Rather, the union worries about the loss of nursing-home beds in the city of New Haven, Chernoff said. Since the summer of 1996, New Haven has lost 446 beds, 240 of them at the former Atrium Plaza.
State Sens. Harp and Looney expressed the same concern. “To take more beds out of the community has an impact,” Harp said. “I don’t understand what they’re trying to do. They’ve never explained it to me. What about the people you’re serving who won’t be able to go to Woodbridge?”
According to both Goldberg of the Home board and State Sen. Slossberg, any final plan will include keeping some beds in New Haven. The Home has been speaking with the Hospital of St. Raphael, for instance, about assuming the licenses for 75 beds, according to Slossberg.
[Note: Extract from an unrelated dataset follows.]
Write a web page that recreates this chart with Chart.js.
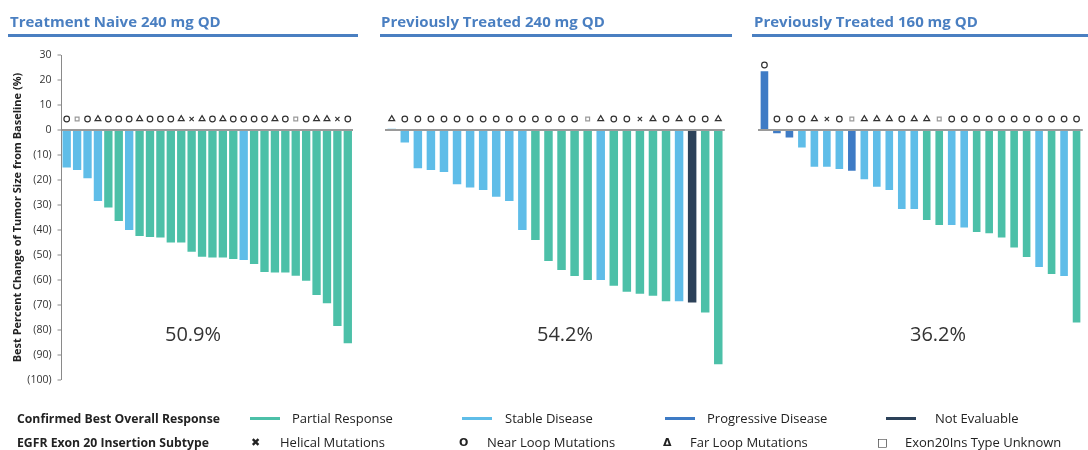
<!DOCTYPE html>
<html>
<head>
<meta charset="utf-8">
<script src="https://cdn.jsdelivr.net/npm/chart.js@4.4.1/dist/chart.umd.min.js"></script>
<style>
  body { margin: 0; background: #fff; }
  #wrap { position: relative; width: 1088px; height: 450px; overflow: hidden; font-family: "Open Sans", sans-serif; }
  canvas { position: absolute; top: 0; }
  .title { position: absolute; top: 11px; font: bold 15px "Open Sans", sans-serif; color: #4a7fc1; white-space: nowrap; }
  .rule { position: absolute; top: 34px; height: 2.5px; background: #4a7fc1; }
  .pct { position: absolute; top: 320px; font: 20px "Open Sans", sans-serif; color: #333; transform: translateX(-50%); }
  .lg { position: absolute; font: 13px "Open Sans", sans-serif; color: #222; white-space: nowrap; transform: translateY(-50%); }
  .lg.b { font-weight: bold; transform: translateY(-50%) scaleX(0.94); transform-origin: left center; }
  .sw { position: absolute; width: 30px; height: 3px; }
</style>
</head>
<body>
<div id="wrap">
  <canvas id="c1" width="360" height="450" style="left:0;width:360px;height:450px"></canvas>
  <canvas id="c2" width="350" height="450" style="left:380px;width:350px;height:450px"></canvas>
  <canvas id="c3" width="338" height="450" style="left:750px;width:338px;height:450px"></canvas>

  <div class="title" style="left:10px">Treatment Naive 240 mg QD</div>
  <div class="title" style="left:381px">Previously Treated 240 mg QD</div>
  <div class="title" style="left:754px">Previously Treated 160 mg QD</div>
  <div class="rule" style="left:8px;width:350px"></div>
  <div class="rule" style="left:380px;width:352px"></div>
  <div class="rule" style="left:752px;width:336px"></div>

  <div class="pct" style="left:193px">50.9%</div>
  <div class="pct" style="left:565px">54.2%</div>
  <div class="pct" style="left:938px">36.2%</div>

  <div id="legend"></div>
</div>
<script>
/* DATA */
// response codes: PR partial, SD stable, PD progressive, NE not evaluable
// subtype codes: N near loop, F far loop, H helical, U unknown
const naiveValues = [-15, -16, -19.3, -28.4, -31, -36.4, -40, -42.4, -42.8, -43, -45, -45, -48.7, -50.7,
  -51, -51, -51.6, -52, -53.6, -56.8, -57, -57, -58.3, -60.3, -66, -69.3, -78.4, -85.3];
const naiveResponse = ["SD","SD","SD","SD","PR","PR","SD","PR","PR","PR","PR","PR","PR","PR",
  "PR","PR","PR","SD","PR","PR","PR","PR","PR","PR","PR","PR","PR","PR"];
const naiveSubtype = ["N","U","N","F","N","N","N","F","N","N","N","F","H","F",
  "N","F","N","N","N","N","F","N","U","N","F","F","H","N"];

const treated240Values = [0.5, -5, -15.3, -16, -16.8, -21.7, -23, -24, -26.7, -28.4, -40, -44, -52.4,
  -56, -58.4, -60, -60, -62.3, -64.7, -65.5, -66.3, -68.5, -68.5, -69, -73, -93.7];
const treated240Response = ["SD","SD","SD","SD","SD","SD","SD","SD","SD","SD","SD","PR","PR",
  "PR","PR","PR","SD","PR","PR","PR","PR","PR","SD","NE","PR","PR"];
const treated240Subtype = ["F","N","N","N","N","N","N","N","N","N","N","N","N",
  "N","N","U","F","N","N","H","F","N","F","N","N","F"];

const treated160Values = [23.5, -1.3, -3, -7, -14.7, -14.7, -15.6, -16.3, -19.7, -22.7, -24, -31.6, -31.6,
  -36, -38, -38, -39, -40.8, -41.3, -43, -47, -50.8, -54.8, -57.6, -58.4, -77];
const treated160Response = ["PD","PD","PD","SD","SD","SD","SD","PD","SD","SD","SD","SD","SD",
  "PR","PR","SD","SD","PR","PR","PR","PR","PR","SD","PR","SD","PR"];
const treated160Subtype = ["N","N","N","N","F","H","N","U","F","F","F","N","F",
  "F","U","N","N","N","N","N","N","N","N","N","N","N"];

const yTicks = [30, 20, 10, 0, -10, -20, -30, -40, -50, -60, -70, -80, -90, -100];

/* STYLES */
const COLORS = { PR: "#4cc0a8", SD: "#5fbde8", PD: "#3e7bc5", NE: "#2c4159" };
const SHAPES = { N: "circle", F: "triangle", H: "crossRot", U: "rect" };
const RADII = { N: 2.8, F: 3.4, H: 3, U: 2.7 };
const MARK_COLOR = { N: "#333", F: "#333", H: "#333", U: "#999" };
const MARKER_Y = 4.4;

function makePanel(id, values, response, subtype, opts) {
  const markY = values.map(v => Math.max(MARKER_Y, v + 2.5));
  return new Chart(document.getElementById(id), {
    type: "bar",
    data: {
      labels: values.map((_, i) => i + 1),
      datasets: [{
        type: "line",
        data: markY,
        showLine: false,
        pointStyle: subtype.map(s => SHAPES[s]),
        pointRadius: subtype.map(s => RADII[s]),
        pointBorderColor: subtype.map(s => MARK_COLOR[s]),
        pointBackgroundColor: "#fff",
        pointBorderWidth: 1.2,
        order: 0
      }, {
        data: values,
        backgroundColor: response.map(r => COLORS[r]),
        barPercentage: opts.barPct,
        categoryPercentage: 1,
        order: 1
      }]
    },
    options: {
      responsive: false,
      animation: false,
      layout: { padding: { top: 55, bottom: 70, left: opts.padLeft, right: opts.padRight } },
      plugins: { legend: { display: false }, tooltip: { enabled: false } },
      scales: {
        x: { display: false, offset: true },
        y: {
          min: -100, max: 30,
          afterBuildTicks: s => { s.ticks = yTicks.map(v => ({ value: v })); },
          afterFit: s => { s.width = opts.axisWidth; },
          border: { display: opts.showAxis, color: "#8a8a8a", width: 1 },
          grid: {
            color: c => c.tick.value === 0 ? "#9a9a9a" : "rgba(0,0,0,0)",
            lineWidth: c => c.tick.value === 0 ? 2 : 0,
            drawTicks: opts.showAxis,
            tickColor: "#8a8a8a",
            tickWidth: 1,
            tickLength: 4
          },
          ticks: {
            display: opts.showAxis,
            padding: 6,
            color: "#333",
            font: { family: "Open Sans", size: 10.5 },
            callback: v => v < 0 ? "(" + (-v) + ")" : String(v)
          },
          title: {
            display: opts.showAxis,
            text: "Best Percent Change of Tumor Size from Baseline (%)",
            color: "#222",
            font: { family: "Open Sans", size: 11, weight: "bold" },
            padding: { top: 11, bottom: 0 }
          }
        }
      }
    }
  });
}

makePanel("c1", naiveValues, naiveResponse, naiveSubtype,
  { barPct: 0.8, padLeft: 0, padRight: 7, axisWidth: 61.5, showAxis: true });
makePanel("c2", treated240Values, treated240Response, treated240Subtype,
  { barPct: 0.65, padLeft: 5.2, padRight: 5, axisWidth: 0, showAxis: false });
makePanel("c3", treated160Values, treated160Response, treated160Subtype,
  { barPct: 0.61, padLeft: 8.2, padRight: 2.7, axisWidth: 0, showAxis: false });

/* LEGEND */
const legendRow1 = [
  { x: 17, text: "Confirmed Best Overall Response", bold: true },
  { x: 292, text: "Partial Response", sw: 250, color: COLORS.PR },
  { x: 505, text: "Stable Disease", sw: 462, color: COLORS.SD },
  { x: 707, text: "Progressive Disease", sw: 665, color: COLORS.PD },
  { x: 935, text: "Not Evaluable", sw: 886, color: COLORS.NE }
];
const legendRow2 = [
  { x: 17, text: "EGFR Exon 20 Insertion Subtype", bold: true },
  { x: 280, text: "Helical Mutations", sym: "\u2716", sx: 251 },
  { x: 487, text: "Near Loop Mutations", sym: "O", sx: 459 },
  { x: 690, text: "Far Loop Mutations", sym: "\u0394", sx: 663 },
  { x: 905, text: "Exon20Ins Type Unknown", sym: "\u25A1", sx: 877 }
];
const lg = document.getElementById("legend");
function addRow(items, y) {
  items.forEach(it => {
    const d = document.createElement("div");
    d.className = "lg" + (it.bold ? " b" : "");
    d.style.left = it.x + "px";
    d.style.top = y + "px";
    d.textContent = it.text;
    lg.appendChild(d);
    if (it.sw) {
      const s = document.createElement("div");
      s.className = "sw";
      s.style.left = it.sw + "px";
      s.style.top = (y - 1.5) + "px";
      s.style.background = it.color;
      lg.appendChild(s);
    }
    if (it.sym) {
      const s = document.createElement("div");
      s.className = "lg";
      s.style.left = it.sx + "px";
      s.style.top = y + "px";
      s.style.fontFamily = "DejaVu Sans";
      s.style.fontWeight = "bold";
      s.style.fontSize = "11px";
      s.textContent = it.sym;
      lg.appendChild(s);
    }
  });
}
addRow(legendRow1, 418);
addRow(legendRow2, 442);
</script>
</body>
</html>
DSS would determine how many beds need to remain in the city as part of any final approval for the move.
“Whatever the state says, that’s what we’re going to do,” Goldberg said.
“Either they move their campus — their site isn’t working out for them,” or the region faces the prospect of losing all those beds, argued Slossberg, who knows the Home well from her days visiting her late Great Aunt Belle every week before she passed. “Do they close their doors, lose all the jobs, all their beds, or do they reinvent themselves?”
The union’s Chernoff said the proposed deal reminds her of when the JCC moved from downtown New Haven to Woodbridge in the early ’90s: “I have the same feelings that I had about the Jewish Center. I understand why they did it. But it is a loss for New Haven.”
New Neighbors?
While the notion of keeping a Jewish-oriented nursing home in the Hill may have passed its prime, Amistad’s Dacia Toll said a different notion fits right in: developing charter schools that enable students from disadvantaged urban neighborhoods to perform as well as or better than kids from tony suburbs like Westport on standardized tests.
That’s been the track record so far for Amistad. New York City’s Bloomberg Administration was so impressed with the New Haven model that it lured Toll to the Big Apple to launch, at last count, five schools since the fall of 2005.
“In New York, we get free facilities. They also pay for maintenance,” Toll said. “They have a different attitude [from Connecticut’s]. Their basic outlook is, ‘We want to create as many public schools that work for kids as quickly as possible.”
In Connecticut, Achievement First has battled with the teachers union and local politicians and school officials over the growth of charter schools. Still, the state legislature passed a bill last year allowing Amistad to obtain bonding money for new or renovated school buildings on the same formula as public schools (78 percent of costs paid for by the state, 22 percent raised by the school).
Amistad plans to make use of that new law to obtain state money to buy and renovate the Jewish Home into a new four-acre campus for the K-8 school, including building an athletic field and a gym and converting the private patient rooms into educational facilities. If it’s all approved, Amistad will probably need to raise between $6 and $8 million for its end, according to Toll.
“The community is right for us,” Toll said. “My impression is they do not have a lot of commercial bidders on the site. We are very excited about being in the Hill neighborhood. It’s a beautiful old building with a great community history.”
Comments
Posted by: nfjanette
| March 13, 2007 11:16 PM
The Home is unionized, one of two reasons it has a reputation as a valued, important local institution.
I'd welcome any facts that prove this otherwise unsubstantiated claim that appears in this report.
Posted by: nhrr | March 14, 2007 10:59 AM
To NFJanette:
You gotta understand....
Union is good...Union is good...Union is good
Non-union is BAD. Repeat until you believe.
If you have a different opinion, get out of DeStefano-land (aka New Haven).